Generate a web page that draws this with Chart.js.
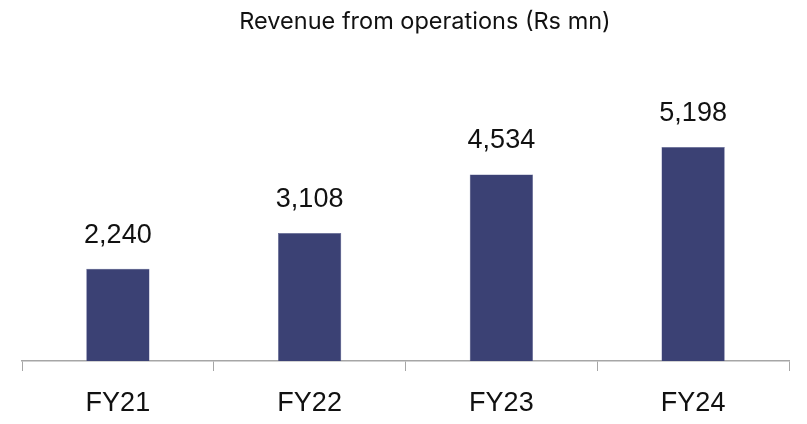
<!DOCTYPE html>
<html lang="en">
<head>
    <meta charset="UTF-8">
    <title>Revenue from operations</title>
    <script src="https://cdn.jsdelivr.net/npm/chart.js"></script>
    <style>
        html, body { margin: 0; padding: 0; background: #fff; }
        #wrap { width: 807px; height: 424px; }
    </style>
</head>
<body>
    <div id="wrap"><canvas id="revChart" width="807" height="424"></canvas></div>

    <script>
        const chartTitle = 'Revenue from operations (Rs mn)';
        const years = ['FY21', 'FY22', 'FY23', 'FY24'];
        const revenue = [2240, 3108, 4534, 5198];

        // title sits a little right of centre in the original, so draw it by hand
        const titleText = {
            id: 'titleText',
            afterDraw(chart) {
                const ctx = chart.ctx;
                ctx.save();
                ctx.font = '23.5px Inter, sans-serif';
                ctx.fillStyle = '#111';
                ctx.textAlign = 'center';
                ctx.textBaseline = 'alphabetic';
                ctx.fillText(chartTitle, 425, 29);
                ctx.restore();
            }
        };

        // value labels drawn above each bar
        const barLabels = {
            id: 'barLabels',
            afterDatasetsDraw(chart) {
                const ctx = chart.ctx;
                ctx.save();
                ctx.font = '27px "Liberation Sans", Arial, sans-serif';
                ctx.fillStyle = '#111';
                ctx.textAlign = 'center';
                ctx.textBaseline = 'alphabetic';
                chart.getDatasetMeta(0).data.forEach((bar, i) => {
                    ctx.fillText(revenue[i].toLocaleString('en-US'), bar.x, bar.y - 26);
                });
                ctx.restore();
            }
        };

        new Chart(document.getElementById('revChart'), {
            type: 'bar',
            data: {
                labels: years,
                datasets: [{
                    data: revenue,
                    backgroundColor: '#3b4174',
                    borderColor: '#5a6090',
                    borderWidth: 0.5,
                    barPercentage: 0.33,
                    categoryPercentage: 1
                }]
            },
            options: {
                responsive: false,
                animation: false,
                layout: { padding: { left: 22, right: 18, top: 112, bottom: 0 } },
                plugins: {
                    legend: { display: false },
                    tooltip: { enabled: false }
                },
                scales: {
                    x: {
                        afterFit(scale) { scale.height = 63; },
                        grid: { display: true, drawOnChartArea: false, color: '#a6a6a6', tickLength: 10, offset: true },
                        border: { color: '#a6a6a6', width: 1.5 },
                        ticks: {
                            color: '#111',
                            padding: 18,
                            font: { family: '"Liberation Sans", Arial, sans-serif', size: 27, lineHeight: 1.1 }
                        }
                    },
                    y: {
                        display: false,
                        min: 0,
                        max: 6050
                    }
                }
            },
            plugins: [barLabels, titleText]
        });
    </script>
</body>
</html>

──────────

WHAT YOU SHOULD DO: Repeat the listing above exactly, with no pictures.

REPLY:
Generate a web page that draws this with Chart.js.
<!DOCTYPE html>
<html lang="en">
<head>
    <meta charset="UTF-8">
    <title>Revenue from operations</title>
    <script src="https://cdn.jsdelivr.net/npm/chart.js"></script>
    <style>
        html, body { margin: 0; padding: 0; background: #fff; }
        #wrap { width: 807px; height: 424px; }
    </style>
</head>
<body>
    <div id="wrap"><canvas id="revChart" width="807" height="424"></canvas></div>

    <script>
        const chartTitle = 'Revenue from operations (Rs mn)';
        const years = ['FY21', 'FY22', 'FY23', 'FY24'];
        const revenue = [2240, 3108, 4534, 5198];

        // title sits a little right of centre in the original, so draw it by hand
        const titleText = {
            id: 'titleText',
            afterDraw(chart) {
                const ctx = chart.ctx;
                ctx.save();
                ctx.font = '23.5px Inter, sans-serif';
                ctx.fillStyle = '#111';
                ctx.textAlign = 'center';
                ctx.textBaseline = 'alphabetic';
                ctx.fillText(chartTitle, 425, 29);
                ctx.restore();
            }
        };

        // value labels drawn above each bar
        const barLabels = {
            id: 'barLabels',
            afterDatasetsDraw(chart) {
                const ctx = chart.ctx;
                ctx.save();
                ctx.font = '27px "Liberation Sans", Arial, sans-serif';
                ctx.fillStyle = '#111';
                ctx.textAlign = 'center';
                ctx.textBaseline = 'alphabetic';
                chart.getDatasetMeta(0).data.forEach((bar, i) => {
                    ctx.fillText(revenue[i].toLocaleString('en-US'), bar.x, bar.y - 26);
                });
                ctx.restore();
            }
        };

        new Chart(document.getElementById('revChart'), {
            type: 'bar',
            data: {
                labels: years,
                datasets: [{
                    data: revenue,
                    backgroundColor: '#3b4174',
                    borderColor: '#5a6090',
                    borderWidth: 0.5,
                    barPercentage: 0.33,
                    categoryPercentage: 1
                }]
            },
            options: {
                responsive: false,
                animation: false,
                layout: { padding: { left: 22, right: 18, top: 112, bottom: 0 } },
                plugins: {
                    legend: { display: false },
                    tooltip: { enabled: false }
                },
                scales: {
                    x: {
                        afterFit(scale) { scale.height = 63; },
                        grid: { display: true, drawOnChartArea: false, color: '#a6a6a6', tickLength: 10, offset: true },
                        border: { color: '#a6a6a6', width: 1.5 },
                        ticks: {
                            color: '#111',
                            padding: 18,
                            font: { family: '"Liberation Sans", Arial, sans-serif', size: 27, lineHeight: 1.1 }
                        }
                    },
                    y: {
                        display: false,
                        min: 0,
                        max: 6050
                    }
                }
            },
            plugins: [barLabels, titleText]
        });
    </script>
</body>
</html>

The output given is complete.